Until recently, state law left the Vermont Alcohol and Tobacco Company (“VAT”) with a near-monopoly on...

Until recently, state law left the Vermont Alcohol and Tobacco Company (“VAT”) with a near-monopoly on sales of these items in Vermont. (Mail order is prohibited.) The legislation has just been repealed, and soon competing retailers will be opening up stores in Vermont. As the CFO, you are deciding whether this should affect VAT’s target leverage ratio (currently 50%). If you want to improve shareholder value, you should

Group of answer choices

A. Raise the ratio. The repeal means that your firm needs to become more competitive, and higher debt payments will force management to run a tighter operation.

B. Raise the ratio. Your inventories make good collateral, and using a debt issue to fund a share repurchase will give shareholders a much-needed boost in stock price.

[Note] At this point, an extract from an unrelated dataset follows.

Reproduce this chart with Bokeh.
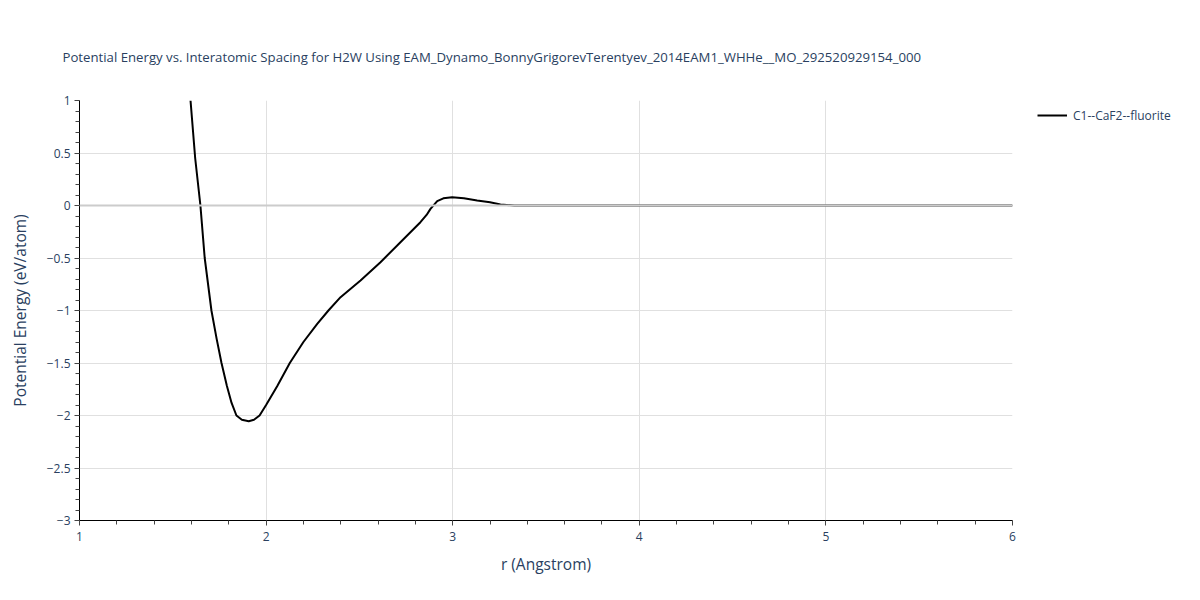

C. Lower the ratio. The repeal opens up all sorts of growth opportunities for your company, and debt payments would interfere with your ability to pursue these.

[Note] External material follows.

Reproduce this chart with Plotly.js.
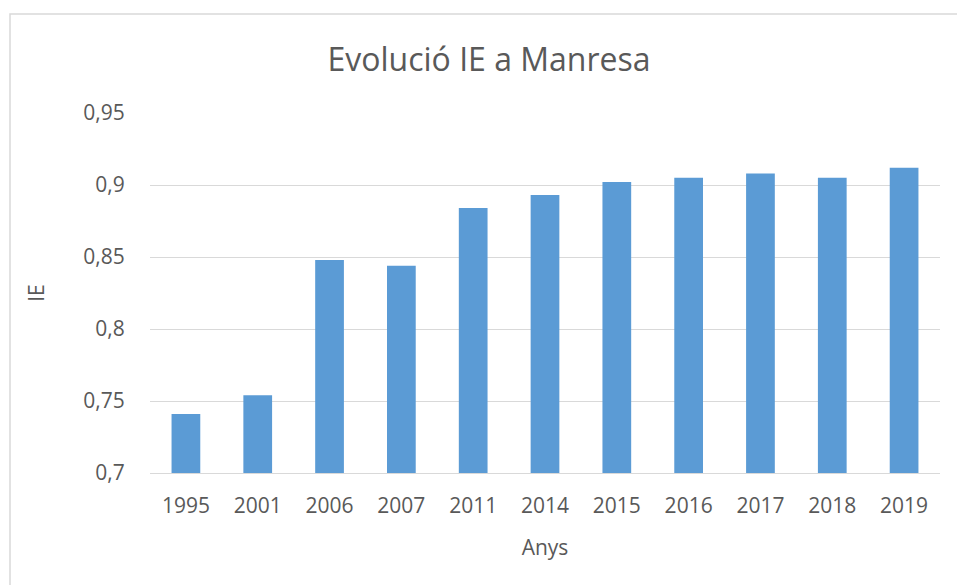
<!DOCTYPE html>
<html>
<head>
<meta charset="utf-8">
<script src="https://cdn.plot.ly/plotly-3.0.1.min.js"></script>
<style>html,body{margin:0;padding:0;background:#fff;}#chart{width:957px;height:585px;}</style>
</head>
<body>
<div id="chart"></div>
<script>
const years = ['1995','2001','2006','2007','2011','2014','2015','2016','2017','2018','2019'];
const ieValues = [0.741, 0.754, 0.848, 0.844, 0.884, 0.893, 0.902, 0.905, 0.908, 0.905, 0.912];
const yTickVals = [0.7, 0.75, 0.8, 0.85, 0.9, 0.95];
const yTickText = ['0,7', '0,75', '0,8', '0,85', '0,9', '0,95'];

const W = 957, H = 585, L = 150, R = 17, T = 113, B = 112;
const pw = W - L - R, ph = H - T - B;
const txt = '#595959';
const fontFam = '"Open Sans", "Liberation Sans", sans-serif';

Plotly.newPlot('chart', [{
  type: 'bar',
  x: years,
  y: ieValues,
  marker: {color: '#5b9bd5'},
  hoverinfo: 'x+y'
}], {
  width: W, height: H,
  margin: {l: L, r: R, t: T, b: B, pad: 0},
  paper_bgcolor: '#fff', plot_bgcolor: '#fff',
  bargap: 0.6,
  showlegend: false,
  font: {family: fontFam, color: txt, size: 21},
  title: {text: 'Evolució IE a Manresa', font: {size: 32, color: txt, family: fontFam},
          xref: 'container', x: 0.511, xanchor: 'center', yref: 'container', y: 1 - 60/H, yanchor: 'middle'},
  xaxis: {
    type: 'category',
    title: {text: 'Anys', font: {size: 21, color: txt}, standoff: 22},
    showgrid: false, showline: true, linecolor: '#d9d9d9', linewidth: 1,
    ticks: 'outside', ticklen: 14, tickcolor: 'rgba(0,0,0,0)',
    tickfont: {size: 21, color: txt}
  },
  yaxis: {
    range: [0.7, 0.95],
    tickvals: yTickVals, ticktext: yTickText,
    title: {text: 'IE', font: {size: 21, color: txt}, standoff: 32},
    showgrid: true, gridcolor: '#d9d9d9', gridwidth: 1,
    zeroline: false, showline: false,
    ticks: 'outside', ticklen: 20, tickcolor: 'rgba(0,0,0,0)',
    tickfont: {size: 21, color: txt}
  },
  shapes: [{
    type: 'rect', xref: 'paper', yref: 'paper',
    x0: (10 - L)/pw, x1: (965 - L)/pw,
    y0: (H - B - 600)/ph, y1: (H - B - 14)/ph,
    line: {color: '#d9d9d9', width: 1.5}, fillcolor: 'rgba(0,0,0,0)', layer: 'below'
  }]
}, {displayModeBar: false, staticPlot: true});
</script>
</body>
</html>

D. Lower the ratio. More competition means lower margins, increasing the chance that your firm will miss interest payments and enter financial distress.

Solutions

Expert Solution

D. Lower the ratio. More competition means lower margins, increasing the chance that your firm will miss interest payments and enter financial distress.

Shareholder's value is dependent on the ability of the firm to generate cash-flows and the ability of the firm to be able to service its debt comfortably. As the proportion of debt in the capital structure increases, the risk-ness of the firm increases as higher debt is associated with higher financing and interest costs, which results in a subsequent decline in net profits. As the earnings decrease, shareholders return decreases.

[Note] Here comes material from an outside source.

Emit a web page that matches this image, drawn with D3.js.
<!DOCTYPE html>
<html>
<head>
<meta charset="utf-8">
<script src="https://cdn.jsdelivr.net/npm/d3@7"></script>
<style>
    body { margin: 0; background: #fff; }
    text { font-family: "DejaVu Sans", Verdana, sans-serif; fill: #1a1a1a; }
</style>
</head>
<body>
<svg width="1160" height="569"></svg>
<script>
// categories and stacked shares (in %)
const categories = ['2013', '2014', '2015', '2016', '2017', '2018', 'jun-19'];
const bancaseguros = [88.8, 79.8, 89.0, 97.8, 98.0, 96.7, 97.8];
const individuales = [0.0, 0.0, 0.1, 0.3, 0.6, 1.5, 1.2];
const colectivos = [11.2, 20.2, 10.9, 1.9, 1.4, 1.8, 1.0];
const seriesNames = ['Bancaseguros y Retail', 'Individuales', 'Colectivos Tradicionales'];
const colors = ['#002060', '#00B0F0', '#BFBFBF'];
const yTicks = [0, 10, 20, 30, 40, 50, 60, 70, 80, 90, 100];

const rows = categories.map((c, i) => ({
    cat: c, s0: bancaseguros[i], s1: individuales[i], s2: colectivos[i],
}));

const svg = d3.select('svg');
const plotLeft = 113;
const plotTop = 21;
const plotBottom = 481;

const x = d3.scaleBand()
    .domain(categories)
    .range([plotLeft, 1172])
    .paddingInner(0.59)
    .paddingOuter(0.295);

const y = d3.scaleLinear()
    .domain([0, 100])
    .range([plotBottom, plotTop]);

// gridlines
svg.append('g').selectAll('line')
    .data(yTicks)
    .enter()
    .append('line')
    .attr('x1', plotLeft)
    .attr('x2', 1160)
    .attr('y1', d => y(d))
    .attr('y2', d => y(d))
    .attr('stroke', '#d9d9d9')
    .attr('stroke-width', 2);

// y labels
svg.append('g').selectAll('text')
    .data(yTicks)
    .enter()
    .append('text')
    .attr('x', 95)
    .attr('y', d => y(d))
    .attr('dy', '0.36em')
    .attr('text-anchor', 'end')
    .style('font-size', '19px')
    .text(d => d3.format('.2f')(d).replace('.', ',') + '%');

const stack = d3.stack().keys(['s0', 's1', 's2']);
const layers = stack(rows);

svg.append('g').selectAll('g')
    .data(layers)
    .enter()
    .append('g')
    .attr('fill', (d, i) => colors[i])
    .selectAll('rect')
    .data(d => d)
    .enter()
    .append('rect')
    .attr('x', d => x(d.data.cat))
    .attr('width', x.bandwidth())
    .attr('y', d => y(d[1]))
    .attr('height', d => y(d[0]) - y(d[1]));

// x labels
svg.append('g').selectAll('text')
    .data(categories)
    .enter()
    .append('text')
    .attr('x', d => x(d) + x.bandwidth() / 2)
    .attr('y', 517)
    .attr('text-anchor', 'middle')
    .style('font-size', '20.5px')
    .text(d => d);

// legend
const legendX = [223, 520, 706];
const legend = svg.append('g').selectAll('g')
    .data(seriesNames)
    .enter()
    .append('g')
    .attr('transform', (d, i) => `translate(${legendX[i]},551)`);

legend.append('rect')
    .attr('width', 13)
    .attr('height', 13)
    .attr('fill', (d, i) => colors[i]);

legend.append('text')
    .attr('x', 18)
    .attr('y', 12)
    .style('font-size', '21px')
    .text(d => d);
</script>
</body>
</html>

As the debt the leverage increases, the chances of the firm being comfortably able to service its debt decreases as the debt to service ratio decreases. In short, the operating profits to interest costs decrease. All these factors increase the riskiness of the firm.

Hence, lowering the ratio will improve shareholder's value, as the competition means that now the firm will have to work on lower margins owing to high competition.